Goal of the exercise
Reproduce the material below line by line, beginning with its first line and ending with the line that contains "(1, 2.4)), linewidth=1.5)"; leave out pictures.

Information supplied
======
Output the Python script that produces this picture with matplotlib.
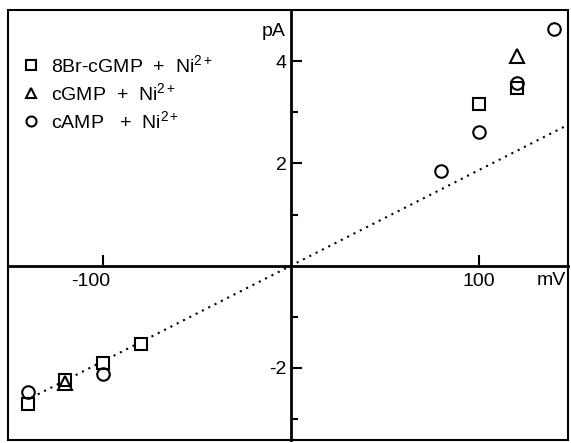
import matplotlib
matplotlib.use("Agg")
import matplotlib.pyplot as plt
import numpy as np
from matplotlib.patches import Rectangle
from matplotlib.transforms import ScaledTranslation

plt.rcParams['font.family'] = ['Liberation Sans', 'DejaVu Sans']
plt.rcParams['mathtext.fontset'] = 'custom'
plt.rcParams['mathtext.rm'] = 'Liberation Sans'
plt.rcParams['mathtext.it'] = 'Liberation Sans:italic'
plt.rcParams['mathtext.bf'] = 'Liberation Sans:bold'

# Data (mV, pA)
br_x = [-140, -120, -100, -80, 100, 120]
br_y = [-2.71, -2.24, -1.90, -1.54, 3.17, 3.48]
cg_x = [-120, 120]
cg_y = [-2.30, 4.10]
ca_x = [-140, -100, 80, 100, 120, 140]
ca_y = [-2.48, -2.12, 1.85, 2.61, 3.58, 4.62]

fit_x = [-138, 150]
fit_slope = 0.0187

labels = ['8Br-cGMP  +  Ni$^{2+}$', 'cGMP  +  Ni$^{2+}$', 'cAMP   +  Ni$^{2+}$']
ytick_major = [-2, 2, 4]
ytick_minor = [-3, -1, 1, 3]
xtick_major = [-100, 100]

FS = 14

fig = plt.figure(figsize=(5.71, 4.43), dpi=100)
ax = fig.add_axes([8/571, 3/443, 560/571, 430/443])
ax.set_xlim(-150.5, 147.3)
ax.set_ylim(-3.41, 5.0)

fx = np.array(fit_x, dtype=float)
ax.plot(fx, fit_slope*fx, color='black', linestyle=(0, (1, 2.4)), linewidth=1.5)

ms = 8.5
mew = 1.5
ax.plot(br_x, br_y, 's', mfc='white', mec='black', mew=mew, ms=ms, label=labels[0], zorder=3)
ax.plot(cg_x, cg_y, '^', mfc='none', mec='black', mew=mew, ms=ms+1, label=labels[1], zorder=3)
ax.plot(ca_x, ca_y, 'o', mfc='none', mec='black', mew=mew, ms=ms+0.5, label=labels[2], zorder=3)

for s in ['top', 'right']:
    ax.spines[s].set_visible(False)
ax.spines['left'].set_position(('data', 0))
ax.spines['bottom'].set_position(('data', 0))
ax.spines['left'].set_linewidth(2.0)
ax.spines['bottom'].set_linewidth(2.0)

ax.add_patch(Rectangle((0, 0), 1, 1, transform=ax.transAxes, fill=False,
                       edgecolor='black', linewidth=1.5, clip_on=False))

ax.set_xticks(xtick_major)
ax.set_xticklabels(['-100', '100'])
ax.set_yticks(ytick_major)
ax.set_yticklabels(['-2', '2', '4'])
ax.set_yticks(ytick_minor, minor=True)
ax.tick_params(axis='both', which='major', direction='in', length=8, width=1.5,
               labelsize=FS)
ax.tick_params(axis='y', which='minor', direction='in', length=5, width=1.5)
ax.tick_params(axis='x', which='major', pad=5)
ax.tick_params(axis='y', which='major', pad=3)

# the -100 label sits slightly left of its tick in the reference
lab = ax.get_xticklabels()[0]
lab.set_transform(lab.get_transform() + ScaledTranslation(-12/100, 0, fig.dpi_scale_trans))

ax.text(-3, 4.58, 'pA', ha='right', va='center', fontsize=FS)
ax.text(146, -0.12, 'mV', ha='right', va='top', fontsize=FS)

leg = ax.legend(loc='upper left', bbox_to_anchor=(0.012, 0.915), frameon=False,
                fontsize=FS, handlelength=0.9, handletextpad=0.55,
                labelspacing=0.3, markerscale=0.8, borderaxespad=0)

fig.savefig('out.png', dpi=100)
======
Completed exercise
Output the Python script that produces this picture with matplotlib.
import matplotlib
matplotlib.use("Agg")
import matplotlib.pyplot as plt
import numpy as np
from matplotlib.patches import Rectangle
from matplotlib.transforms import ScaledTranslation

plt.rcParams['font.family'] = ['Liberation Sans', 'DejaVu Sans']
plt.rcParams['mathtext.fontset'] = 'custom'
plt.rcParams['mathtext.rm'] = 'Liberation Sans'
plt.rcParams['mathtext.it'] = 'Liberation Sans:italic'
plt.rcParams['mathtext.bf'] = 'Liberation Sans:bold'

# Data (mV, pA)
br_x = [-140, -120, -100, -80, 100, 120]
br_y = [-2.71, -2.24, -1.90, -1.54, 3.17, 3.48]
cg_x = [-120, 120]
cg_y = [-2.30, 4.10]
ca_x = [-140, -100, 80, 100, 120, 140]
ca_y = [-2.48, -2.12, 1.85, 2.61, 3.58, 4.62]

fit_x = [-138, 150]
fit_slope = 0.0187

labels = ['8Br-cGMP  +  Ni$^{2+}$', 'cGMP  +  Ni$^{2+}$', 'cAMP   +  Ni$^{2+}$']
ytick_major = [-2, 2, 4]
ytick_minor = [-3, -1, 1, 3]
xtick_major = [-100, 100]

FS = 14

fig = plt.figure(figsize=(5.71, 4.43), dpi=100)
ax = fig.add_axes([8/571, 3/443, 560/571, 430/443])
ax.set_xlim(-150.5, 147.3)
ax.set_ylim(-3.41, 5.0)

fx = np.array(fit_x, dtype=float)
ax.plot(fx, fit_slope*fx, color='black', linestyle=(0, (1, 2.4)), linewidth=1.5)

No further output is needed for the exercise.